What to work on - Print exactly the lines from the first one down to the line that contains "const half = 0.17;", both included, and skip the pictures.

Material provided -
* * * * *

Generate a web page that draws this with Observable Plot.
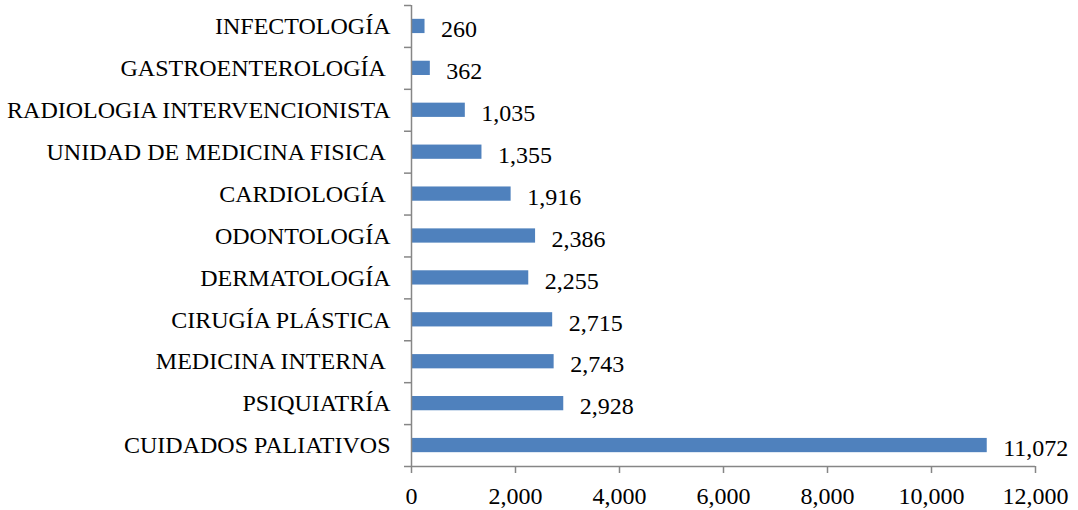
<!DOCTYPE html>
<html>
<head>
<meta charset="utf-8">
<script src="https://cdn.jsdelivr.net/npm/d3@7"></script>
<script src="https://cdn.jsdelivr.net/npm/@observablehq/plot@0.6"></script>
<style>
  html, body { margin: 0; padding: 0; background: #fff; }
  svg text { white-space: pre; }
</style>
</head>
<body>
<div id="chart"></div>
<script>
// Categories from bottom to top
const categories = [
  "CUIDADOS PALIATIVOS",
  "PSIQUIATRÍA",
  "MEDICINA INTERNA ",
  "CIRUGÍA PLÁSTICA",
  "DERMATOLOGÍA",
  "ODONTOLOGÍA",
  "CARDIOLOGÍA ",
  "UNIDAD DE MEDICINA FISICA ",
  "RADIOLOGIA INTERVENCIONISTA",
  "GASTROENTEROLOGÍA ",
  "INFECTOLOGÍA"
];
const values = [11072, 2928, 2743, 2715, 2255, 2386, 1916, 1355, 1035, 362, 260];
const xTicks = [0, 2000, 4000, 6000, 8000, 10000, 12000];

const data = categories.map((name, i) => ({name, i, value: values[i]}));
const bounds = d3.range(categories.length + 1).map(k => k - 0.5);
const fmt = d3.format(",");
const half = 0.17;

const chart = Plot.plot({
  width: 1078,
  height: 510,
  marginLeft: 411,
  marginRight: 43,
  marginTop: 5,
  marginBottom: 44,
  style: {fontFamily: "'Liberation Serif', 'Times New Roman', serif", fontSize: "24px", color: "black", background: "white"},
  x: {domain: [0, 12000], label: null},
  y: {domain: [-0.5, categories.length - 0.5], label: null},
  marks: [
    Plot.rectX(data, {x1: 0, x2: "value", y1: d => d.i - half, y2: d => d.i + half, fill: "#4F81BD"}),
    Plot.ruleX([0], {stroke: "#868686", strokeWidth: 1.5}),
    Plot.ruleY([-0.5], {stroke: "#868686", strokeWidth: 1.5}),
    Plot.axisY(bounds, {tickSize: 7, tickFormat: () => "", stroke: "#868686", strokeWidth: 1.5, label: null}),
    Plot.axisX(xTicks, {tickSize: 7, tickPadding: 13, tickFormat: fmt, stroke: "#868686", strokeWidth: 1.5, fill: "black", fontSize: 24, label: null}),
    Plot.text(data, {x: 0, y: "i", text: "name", dx: -21, textAnchor: "end", fontSize: 24, fill: "black"}),
    Plot.text(data, {x: "value", y: "i", text: d => fmt(d.value), dx: 16, dy: 3, textAnchor: "start", fontSize: 24, fill: "black"})
  ]
});
document.getElementById("chart").appendChild(chart);
</script>
</body>
</html>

* * * * *

Output of the task -
Generate a web page that draws this with Observable Plot.
<!DOCTYPE html>
<html>
<head>
<meta charset="utf-8">
<script src="https://cdn.jsdelivr.net/npm/d3@7"></script>
<script src="https://cdn.jsdelivr.net/npm/@observablehq/plot@0.6"></script>
<style>
  html, body { margin: 0; padding: 0; background: #fff; }
  svg text { white-space: pre; }
</style>
</head>
<body>
<div id="chart"></div>
<script>
// Categories from bottom to top
const categories = [
  "CUIDADOS PALIATIVOS",
  "PSIQUIATRÍA",
  "MEDICINA INTERNA ",
  "CIRUGÍA PLÁSTICA",
  "DERMATOLOGÍA",
  "ODONTOLOGÍA",
  "CARDIOLOGÍA ",
  "UNIDAD DE MEDICINA FISICA ",
  "RADIOLOGIA INTERVENCIONISTA",
  "GASTROENTEROLOGÍA ",
  "INFECTOLOGÍA"
];
const values = [11072, 2928, 2743, 2715, 2255, 2386, 1916, 1355, 1035, 362, 260];
const xTicks = [0, 2000, 4000, 6000, 8000, 10000, 12000];

const data = categories.map((name, i) => ({name, i, value: values[i]}));
const bounds = d3.range(categories.length + 1).map(k => k - 0.5);
const fmt = d3.format(",");
const half = 0.17;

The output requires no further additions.